Citing a need to quell voter confusion and shorten Ohio’s lengthy election cycle, the Willowick Democrat on Thursday proposed legislation that would set Ohio’s primary date in presidential election years as the first Tuesday after the first Monday in May – mirroring the same schedule for years like 2023 when a president is not on the ballot.
“People know that Christmas is on December 25. People know that the Fourth of July is on the Fourth of July,” Troy said. “They will also know that the primary election every year – whether it’s an odd-numbered year, an even-numbered year, presidential or non-presidential – is going to be that first Tuesday after the first Monday in May.”
In recent years, Ohio’s presidential primary has been held in mid-March, ostensibly to bolster the state’s influence as a player in the primary process. The 2008 primary fell on March 8. The 2012 primary was on March 6, and 2016 and 2020 also had a March primary.
But Troy called Ohio’s rush to be a participant in Super Tuesday, typically a February or March day that’s most jampacked with primaries across the country, is “dubious at best.”

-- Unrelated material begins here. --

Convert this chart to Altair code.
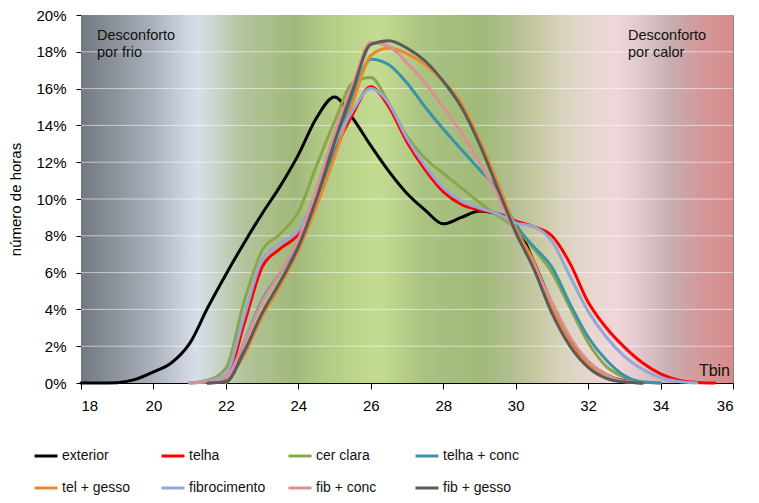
import altair as alt
import pandas as pd

N = None
# temperature bins (°C)
x_bins = [18.0 + 0.5 * i for i in range(37)]

# percentage of hours (%) per series, aligned with x_bins
exterior = [0, 0, 0.02, 0.2, 0.6, 1.1, 2.15, 4.1, 5.9, 7.6, 9.2, 10.7, 12.4, 14.4, 15.55, 14.4, 12.9, 11.5, 10.3, 9.4, 8.65, 9.0, 9.35, 9.2, 8.6, 6.6, 4.3, 2.4, 1.15, 0.45, 0.12, 0, N, N, N, N, N]
telha = [N, N, N, N, N, N, N, 0, 0.2, 3.2, 6.3, 7.3, 8.1, 10.2, 12.6, 14.6, 16.1, 15.0, 13.1, 11.6, 10.4, 9.7, 9.4, 9.2, 8.8, 8.5, 8.0, 6.5, 4.4, 3.0, 1.95, 1.1, 0.5, 0.15, 0.03, 0, N]
cer_clara = [N, N, N, N, N, N, 0, 0.15, 0.8, 4.4, 7.2, 8.1, 9.3, 11.8, 14.2, 16.3, 16.6, 15.2, 13.4, 12.2, 11.4, 10.6, 9.8, 9.1, 8.4, 7.3, 6.0, 4.1, 2.2, 0.9, 0.3, 0.05, 0, N, N, N, N]
telha_conc = [N, N, N, N, N, N, N, 0, 0.1, 2.2, 4.5, 6.0, 7.6, 9.9, 12.8, 15.5, 17.6, 17.3, 16.3, 15.0, 13.8, 12.7, 11.6, 10.5, 8.6, 7.4, 6.3, 4.3, 2.5, 1.25, 0.4, 0.05, 0, N, N, N, N]
tel_gesso = [N, N, N, N, N, N, N, N, 0, 1.5, 3.6, 5.3, 7.2, 9.6, 12.3, 15.2, 17.8, 18.2, 17.9, 17.3, 16.4, 15.2, 13.2, 10.9, 8.4, 6.6, 4.1, 2.2, 1.0, 0.35, 0.08, 0, N, N, N, N, N]
fibrocimento = [N, N, N, N, N, N, 0, 0.1, 0.5, 3.6, 6.7, 7.6, 8.3, 10.4, 13.0, 14.8, 16.0, 15.2, 13.3, 11.8, 10.6, 9.9, 9.5, 9.2, 8.7, 8.5, 7.7, 5.8, 3.9, 2.5, 1.45, 0.75, 0.3, 0.08, 0, N, N]
fib_conc = [N, N, N, N, N, N, 0, 0.05, 0.3, 2.2, 4.4, 6.0, 7.8, 10.5, 13.6, 16.2, 18.5, 18.3, 17.4, 16.3, 15.0, 13.6, 12.0, 10.2, 8.1, 6.4, 4.4, 2.5, 1.2, 0.45, 0.1, 0, N, N, N, N, N]
fib_gesso = [N, N, N, N, N, N, N, 0, 0.05, 1.7, 3.8, 5.5, 7.4, 10.0, 13.1, 15.9, 18.4, 18.6, 18.2, 17.5, 16.4, 15.0, 13.0, 10.6, 8.2, 6.2, 3.8, 2.0, 0.85, 0.25, 0.05, 0, N, N, N, N, N]

series_names = ["exterior", "telha", "cer clara", "telha + conc",
                "tel + gesso", "fibrocimento", "fib + conc", "fib + gesso"]
series_values = [exterior, telha, cer_clara, telha_conc,
                 tel_gesso, fibrocimento, fib_conc, fib_gesso]
series_colors = ["#000000", "#ff0000", "#8aa64a", "#3a93a8",
                 "#e8892f", "#94a7d6", "#da9095", "#5a5a5a"]

x_ticks = [18, 20, 22, 24, 26, 28, 30, 32, 34, 36]
y_grid = [2, 4, 6, 8, 10, 12, 14, 16, 18]

# background gradient (temperature -> colour)
grad_temps = [18, 19, 20, 20.7, 21.2, 21.8, 22.5, 23.3, 23.9, 24.6, 25.5, 26.2, 26.8,
              27.5, 28.5, 29.1, 29.9, 30.7, 31.3, 32.0, 32.8, 33.5, 34.3, 35.0, 36]
grad_colors = ["#737981", "#8e949c", "#abb2bd", "#c6cdd9", "#d6dee9", "#c7d3c6",
               "#b2c39c", "#a9bd86", "#a1b87c", "#b0c885", "#bcd58b", "#c3dc92",
               "#b8d08a", "#aac281", "#a5bd7c", "#a1ba78", "#b3bf90", "#cacaa6",
               "#d8d3bd", "#e6d6cc", "#efd6da", "#dfc6ca", "#c8adb1", "#d29b9c", "#d88b8b"]

rows = []
for name, vals in zip(series_names, series_values):
    assert len(vals) == len(x_bins)
    for xv, v in zip(x_bins, vals):
        if v is not None:
            rows.append({"t": xv, "v": v, "series": name})
df = pd.DataFrame(rows)

FONT = "Liberation Sans, Arial, sans-serif"

xscale = alt.Scale(domain=[18, 36], nice=False, zero=False)
yscale = alt.Scale(domain=[0, 20], nice=False)
xaxis = alt.Axis(values=x_ticks, title=None, grid=False, tickSize=6,
                 labelPadding=9, labelFontSize=15, labelFont=FONT, labelColor="black",
                 domainColor="black", tickColor="black")
yaxis = alt.Axis(values=[0, 2, 4, 6, 8, 10, 12, 14, 16, 18, 20], title="número de horas",
                 grid=False, tickSize=5, labelPadding=10, labelFontSize=15, labelFont=FONT,
                 labelExpr="datum.value + '%'", labelColor="black",
                 domainColor="black", tickColor="black",
                 titleFont=FONT, titleFontSize=15, titleFontWeight="normal", titleColor="black",
                 titleX=-61, titleY=184, titleAngle=270, titleBaseline="alphabetic",
                 titleAlign="center")

bg_df = pd.DataFrame({"x0": [x_ticks[0]], "x1": [x_ticks[-1]], "y0": [0], "y1": [20]})
background = alt.Chart(bg_df).mark_rect(
    color=alt.Gradient(
        gradient="linear",
        stops=[alt.GradientStop(offset=(t - 18) / 18.0, color=c) for t, c in zip(grad_temps, grad_colors)],
        x1=0, x2=1, y1=0, y2=0,
    )
).encode(
    x=alt.X("x0:Q", scale=xscale, axis=xaxis),
    x2="x1:Q",
    y=alt.Y("y0:Q", scale=yscale, axis=yaxis),
    y2="y1:Q",
)

grid = alt.Chart(pd.DataFrame({"g": y_grid})).mark_rule(
    color="#ffffff", opacity=0.55, strokeWidth=1
).encode(y=alt.Y("g:Q", scale=yscale, axis=yaxis))

color_scale = alt.Scale(domain=series_names, range=series_colors)
legend = alt.Legend(
    title=None, orient="none", legendX=-48, legendY=428, columns=4, direction="horizontal",
    symbolType="stroke", symbolStrokeWidth=3, symbolSize=529, labelFont=FONT,
    labelFontSize=14, labelColor="#111111", labelOffset=3, gridAlign="all",
    columnPadding=16, rowPadding=12, padding=0, labelLimit=200,
)

line_layers = []
for i, name in enumerate(series_names):
    line_layers.append(
        alt.Chart(df).transform_filter(alt.datum.series == name).mark_line(
            strokeWidth=3, interpolate="monotone", strokeCap="round", strokeJoin="round"
        ).encode(
            x=alt.X("t:Q", scale=xscale, axis=xaxis),
            y=alt.Y("v:Q", scale=yscale, axis=yaxis),
            color=alt.Color("series:N", scale=color_scale, legend=legend),
        )
    )

txt_df = pd.DataFrame({"a": [0]})
txt_cold = alt.Chart(txt_df).mark_text(
    text=["Desconforto", "por frio"], align="left", baseline="alphabetic",
    font=FONT, fontSize=14.5, lineHeight=17, color="#111111"
).encode(x=alt.value(16), y=alt.value(25))
txt_hot = alt.Chart(txt_df).mark_text(
    text=["Desconforto", "por calor"], align="left", baseline="alphabetic",
    font=FONT, fontSize=14.5, lineHeight=17, color="#111111"
).encode(x=alt.value(547), y=alt.value(25))
txt_tbin = alt.Chart(txt_df).mark_text(
    text="Tbin", align="right", baseline="alphabetic",
    font=FONT, fontSize=16, color="#111111"
).encode(x=alt.value(649), y=alt.value(361))

chart = alt.layer(background, grid, *line_layers, txt_cold, txt_hot, txt_tbin).properties(
    width=652, height=368,
    padding={"left": 73, "top": 7, "right": 18, "bottom": 112},
    autosize="none",
).configure_view(stroke="#878787", strokeWidth=1)

chart.save("out.html", embed_options={"renderer": "svg", "actions": False})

“The one time we were a prominent player – and I’ve been around a long time – was when Jimmy Carter was nominated in 1976,” he said. “And our primary wasn’t until the first Tuesday in June that year.”
Minimizes voter confusion
Simplifying the primary presidential election date to one, unchanging spring day will help minimize voter confusion, Troy said, as it’s acted like a “moving target” for too many years.”
“Having this date on the presidential year as the same date as we have it on the three other years that are not presidential election years, just will make it easier for our elections officials and certainly easier for voters to understand and participate, ” Troy said.
Most recently, Ohio’s presidential primary election was originally scheduled on St. Patrick’s Day, said Paul Adams, first vice president of the Ohio Association of Election Officials, in support of moving the primary date to May.
“You know, March 17 is a dangerous date to hold an election,” Troy said. “We do want our voters to be clearheaded when they go in to vote.”
Eases campaign timeline for candidates
Extending the primary date back from March to May provides candidates with more time to petition to be on the November ballot, Troy said. In a March presidential primary, candidates would be required to file nearly 11 months before the November general.
More time to redraw the maps
Troy pointed to Ohio’s months-long, failed redistricting process that resulted in two primary elections in 2022 – one on May 3, featuring federal and statewide candidates, and a second on Aug. 2 for state General Assembly candidates. Voter turnout in the latter fell below 8% and cost around $25 million, according to the secretary of state.
“There’s going to be a little bit more time to get all those ducks in a row, and God forbid we have two primaries like we had in 2022,” Troy said.
Shortens the election season
Moving the date to May would shorten the primary election season by a few months, Troy said, and potentially reduce the barrage of political advertisements lauded between the two primary candidates.
Troy said the state shouldn’t cater to the theatrical “cadre” of the U.S. national nominating convention in scheduling its elections, but instead to Ohio voters.
“Maybe we can spend a little bit more time governing and a little less time politicking,” he said.
Troy said he hopes the proposal, which has yet to receive a bill number, passes through the General Assembly before June to give elections officials, candidates, poll workers and other stakeholders time to adapt. It has support from a slate of nine lawmakers, both Republicans and Democrats, and the Ohio Association of Elections Officials, he said.